Fantastico libro, ancora più bello dell’ultimo di Di Lieto, “Mater”. Soggetto e stile sono anzi piuttosto diversi, l’autore è ovviamente molto eclettico: ugualmente abile a intrecciare una trama, in questo caso, poliziesca, tipo intrigo internazionale, così come in passato ha saputo presentare storie di fantascienza. Ma Di Lieto è anche e soprattutto un poeta: persino nella narrativa, il suo uso della lingua, la musicalità, la maestria nel variare il ritmo e il tono delle frasi, dimostra l’amore per la parola, la capacità (forse innata, sicuramente però anche temprata durante la lunga carriera di scrittore) di afferrare il verbo e modellarlo con la padronanza di un grande artigiano.
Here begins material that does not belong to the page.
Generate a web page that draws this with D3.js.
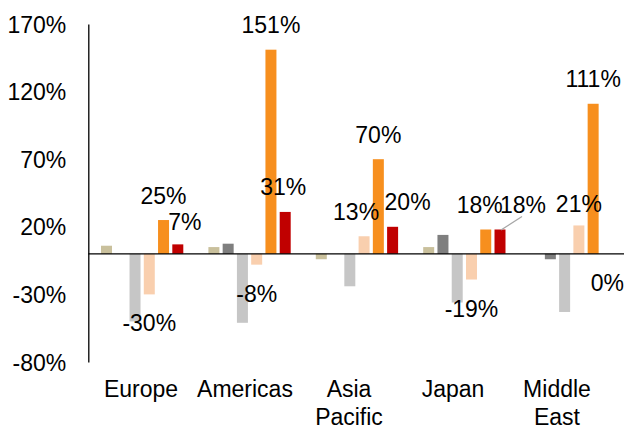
<!DOCTYPE html>
<html>
<head>
<meta charset="utf-8">
<script src="https://cdn.jsdelivr.net/npm/d3@7"></script>
<style>
  html, body { margin: 0; padding: 0; background: #fff; }
  svg { display: block; font-family: "Liberation Sans", Arial, sans-serif; }
</style>
</head>
<body>
<svg id="chart" width="624" height="431"></svg>
<script>
// ---- Data ----
const categories = ["Europe", "Americas", "Asia Pacific", "Japan", "Middle East"];
const seriesNames = ["Series A", "Series B", "Series C", "Series D", "Series E", "Series F"];
const seriesA = [6, 5, -4, 5, 0];        // tan
const seriesB = [0, 7.5, 0, 14, -4];     // dark grey
const seriesC = [-50, -51, -24, -36, -43]; // light grey
const seriesD = [-30, -8, 13, -19, 21];  // peach (labelled)
const seriesE = [25, 151, 70, 18, 111];  // orange (labelled)
const seriesF = [7, 31, 20, 18, 0];      // dark red (labelled)
const yTicks = [-80, -30, 20, 70, 120, 170];
const labelledSeries = ["Series D", "Series E", "Series F"];

// ---- Styling / layout (not data) ----
const colors = {
  "Series A": "#C9C09C",
  "Series B": "#7F7F7F",
  "Series C": "#C6C6C6",
  "Series D": "#F9CFAE",
  "Series E": "#F78F1E",
  "Series F": "#C00000"
};
// manual label nudges [dx, dy] keyed by "category|series"
const labelNudge = {
  "Europe|Series F": [7, 2],
  "Americas|Series F": [-2, 0],
  "Asia Pacific|Series D": [-8, 0],
  "Asia Pacific|Series F": [15, 0],
  "Japan|Series E": [-6, 0],
  "Japan|Series F": [23, 0],
  "Middle East|Series D": [0, 3]
};
const leaderLines = { "Japan|Series F": true };

const seriesValues = [seriesA, seriesB, seriesC, seriesD, seriesE, seriesF];
const rows = [];
categories.forEach((c, i) => {
  seriesNames.forEach((s, j) => rows.push({ cat: c, series: s, value: seriesValues[j][i] }));
});

const svg = d3.select("#chart");
const plotLeft = 88.3, plotRight = 625.3, plotTop = 24, plotBottom = 362;
const font = 23;

const y = d3.scaleLinear().domain([-80, 170]).range([plotBottom, plotTop]);
const x0 = d3.scaleBand().domain(categories).range([plotLeft, plotRight]).padding(0);
const x1 = d3.scaleBand().domain(seriesNames).range([12.7, 95.0]).paddingInner(0.229).paddingOuter(0);
const xLabel = d3.scalePoint().domain(categories).range([141, 557]);

// Bars
svg.append("g").selectAll("rect")
  .data(rows.filter(d => d.value !== 0))
  .join("rect")
  .attr("x", d => x0(d.cat) + x1(d.series))
  .attr("width", x1.bandwidth())
  .attr("y", d => Math.min(y(d.value), y(0)))
  .attr("height", d => Math.abs(y(d.value) - y(0)))
  .attr("fill", d => colors[d.series]);

// Y axis line (no ticks)
const yAxis = d3.axisLeft(y).tickValues(yTicks).tickSize(0).tickFormat(d => String(d) + "%");
const gy = svg.append("g").attr("transform", `translate(${plotLeft},0)`).call(yAxis);
gy.select(".domain").attr("stroke", "#000").attr("stroke-width", 1.3);
gy.selectAll("text")
  .attr("x", -22)
  .attr("dy", "0.35em")
  .attr("font-size", font)
  .attr("font-family", "Liberation Sans, Arial, sans-serif")
  .attr("fill", "#000");

// Zero line
svg.append("line")
  .attr("x1", plotLeft).attr("x2", 624)
  .attr("y1", y(0)).attr("y2", y(0))
  .attr("stroke", "#000").attr("stroke-width", 1.3);

// Category labels
const catG = svg.append("g");
categories.forEach(c => {
  const words = c.split(" ");
  const lines = (words.length > 1) ? words : [c];
  const t = catG.append("text")
    .attr("text-anchor", "middle")
    .attr("font-size", font)
    .attr("fill", "#000");
  lines.forEach((w, k) => {
    t.append("tspan").attr("x", xLabel(c)).attr("y", 396.5 + k * 28).text(w);
  });
});

// Data labels
const labelRows = rows.filter(d => labelledSeries.includes(d.series));
const lg = svg.append("g");
labelRows.forEach(d => {
  const key = d.cat + "|" + d.series;
  const nudge = labelNudge[key] || [0, 0];
  const cx = x0(d.cat) + x1(d.series) + x1.bandwidth() / 2;
  const baseY = d.value > 0 ? y(d.value) - 16.5 : y(d.value) + 37;
  const lx = cx + nudge[0], ly = baseY + nudge[1];
  if (leaderLines[key]) {
    lg.append("line")
      .attr("x1", cx + 1).attr("y1", y(d.value) + 0.5)
      .attr("x2", cx + 22).attr("y2", y(d.value) - 13)
      .attr("stroke", "#A6A6A6").attr("stroke-width", 1.2);
  }
  lg.append("text")
    .attr("x", lx).attr("y", ly)
    .attr("text-anchor", "middle")
    .attr("font-size", font)
    .attr("fill", "#000")
    .text(String(d.value) + "%");
});
</script>
</body>
</html>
Avrei potuto anche dimenticare la storia, comunque avvincente e ben costruita, e bearmi semplicemente nelle atmosfere di Roma, lasciarmi cullare dalla musica che magicamente avvolge ogni pagina, tra i colori e gli odori di un’estate romana, più veri e reali forse di quelli fisici, ormai così difficili da cogliere nella nostra Capitale tanto trasformata dall’assalto dell’era tecnologica, della barbarie commerciale. Mi è venuta voglia di passeggiare ai Fori, sul Lungotevere, riscoprire i segreti della Roma di un tempo, che sono ancora lì, se si sa veramente ascoltare, leggere tra le righe, contemplare senza lasciarsi trascinare dalla furia dei tempi moderni. Non posso non consigliare di regalare e regalarsi questo volume, un vero classico della letteratura, che merita di essere conosciuto ed apprezzato.